A harshly-worded report by a special Senate committee all but accuses Sen. Hiram Monserrate of lying about the "accident" that left his girlfriend with a laceration on her face and rebukes him for failing to take full responsibility for the incident, according to a source familiar with the document.
The 55-page draft report rehashes the events of Dec. 19 that led to Monserrate's arrest and eventual conviction on a misdemeanor charge of assaulting Karla Giraldo.
It does not make any recommendations about whether the Queens Democrat should be further punished - either by censure or expulsion from the chamber - by his colleagues.
Members of the Senate committee created this fall to review Monserrate's case reviewed the report behind closed doors for three hours today. They will suggest changes and come to a determination about Monserrate's fate in the coming weeks.
The committee subpoenaed all the testimony and documents related to the grand jury that handed up felony assault charges against Monserrate, but was only granted access to some of what it sought - including Giraldo's testimony.
Neither Monserrate nor Giraldo agreed to cooperating with the committee, despite a pledge by the senator and his attorney to do so.
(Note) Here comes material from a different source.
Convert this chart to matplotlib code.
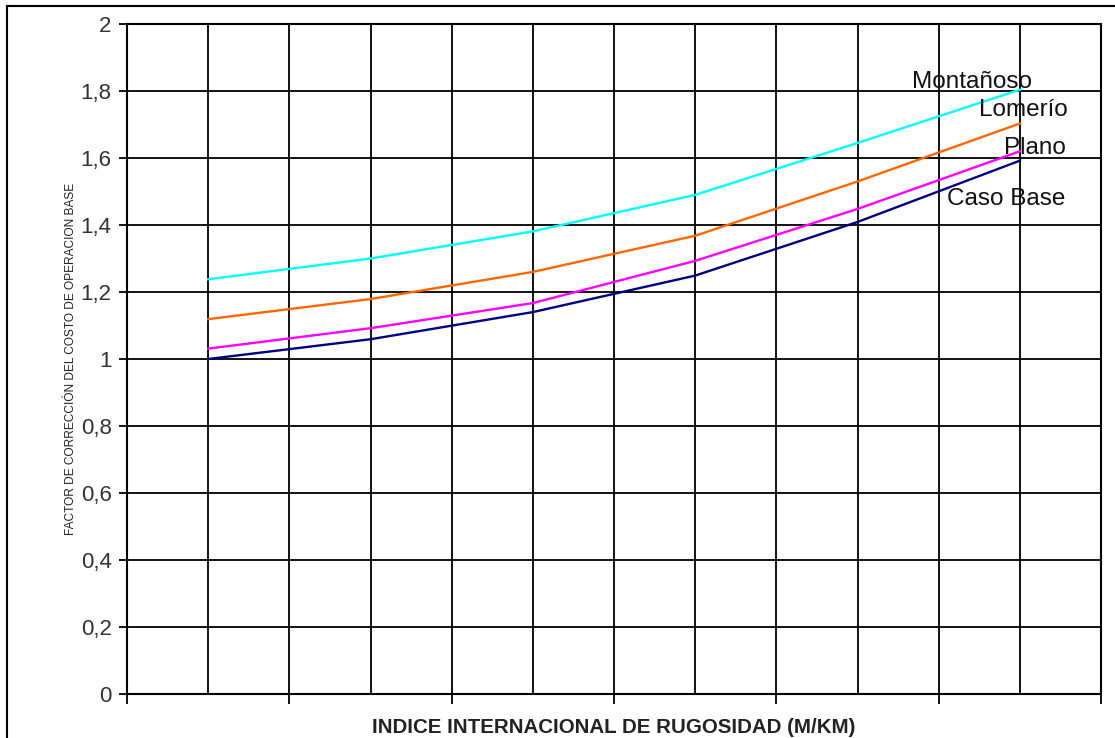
import numpy as np
import matplotlib.pyplot as plt
from matplotlib.lines import Line2D
from matplotlib.ticker import FuncFormatter, MultipleLocator

plt.rcParams['font.family'] = ['Liberation Sans', 'DejaVu Sans']

# six roughness categories (no tick labels on the original x axis)
x_cat = np.arange(6)

series_names = ['Montañoso', 'Lomerío', 'Plano', 'Caso Base']
montanoso = [1.238, 1.300, 1.381, 1.490, 1.645, 1.804]
lomerio = [1.119, 1.179, 1.260, 1.368, 1.530, 1.703]
plano = [1.031, 1.092, 1.167, 1.293, 1.448, 1.620]
caso_base = [1.000, 1.059, 1.140, 1.249, 1.409, 1.592]

colors = ['#00ffff', '#ff6600', '#ff00ff', '#000080']
# label offsets (pixels) relative to last point of each line
offsets = [(-48, 8), (4, 13), (15, 3), (-14, -38)]

fig = plt.figure(figsize=(11.15, 7.38), dpi=100)
ax = fig.add_axes([127 / 1115, 44 / 738, 974 / 1115, 670 / 738])

for name, vals, c, off in zip(series_names, [montanoso, lomerio, plano, caso_base], colors, offsets):
    ax.plot(x_cat, vals, color=c, lw=1.7, zorder=3)
    ax.annotate(name, (x_cat[-1], vals[-1]), xytext=off, textcoords='offset pixels',
                ha='center', va='center', fontsize=17.5, color='#111111', zorder=4)

ax.set_xlim(-0.5, 5.5)
ax.set_ylim(0, 2)
ax.yaxis.set_major_locator(MultipleLocator(0.2))
ax.yaxis.set_major_formatter(FuncFormatter(lambda v, p: ('%g' % round(v, 1)).replace('.', ',')))
ax.xaxis.set_major_locator(MultipleLocator(1, offset=0.5))
ax.xaxis.set_minor_locator(MultipleLocator(0.5))
ax.set_xticklabels([])
ax.tick_params(axis='x', which='major', length=7, width=1.3, direction='out')
ax.tick_params(axis='x', which='minor', length=0)
ax.tick_params(axis='y', length=6, width=1.3, direction='out', labelsize=16, labelcolor='#333333', pad=5)

ax.grid(True, which='both', axis='x', color='black', lw=1.3)
ax.grid(True, which='major', axis='y', color='black', lw=1.3)
ax.set_axisbelow(True)
for s in ax.spines.values():
    s.set_linewidth(1.5)

ax.set_xlabel('INDICE INTERNACIONAL DE RUGOSIDAD (M/KM)', fontsize=14.8, fontweight='bold',
              color='#222222', labelpad=7)
ax.set_ylabel('FACTOR DE CORRECCIÓN DEL COSTO DE OPERACION BASE', fontsize=8.6,
              color='#222222', labelpad=3)

# outer frame of the original chart (only left and top visible)
fig.add_artist(Line2D([7 / 1115, 7 / 1115], [0, 1 - 6 / 738], color='black', lw=1.5))
fig.add_artist(Line2D([7 / 1115, 1], [1 - 6 / 738, 1 - 6 / 738], color='black', lw=1.5))

fig.savefig('out.png', dpi=100)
After reviewing Giraldo's testimony, the committee found many holes in her story and ultimately rejected her version of what happened on Dec. 19 as "inconsistent and unreliable," the source said.
The committee blasted Monserrate for failing to accept responsibility for his actions in numerous interviews that followed his conviction. It took particular issue with the fact that he has refused to call what happened between himself and Giraldo domestic violence.
The committee itself has no power to do anything to Monserrate. It can merely recommend actions to be voted on by the full Senate. A source knowledgeable about the committee's proceedings said its members are "moving toward broad consensus" about calling for action to be taken against the senator.
Sen. Eric Schneiderman, who chaired the Monserrate committee, said the members are "moving ahead" and "close to wrapping up." He refused to reveal whether the committee would recommend ousting Monserrate, saying only: "That won't be discussed until we finalize the report."
Scheiderman said he hopes the report will be finalized "in the next week or so." Senate Democratic Conference Leader John Sampson said yesterday the committee won't likely complete its work before this year draws to a close at the end of the week.
- The DN's Kate Lucadamo contributed to this report.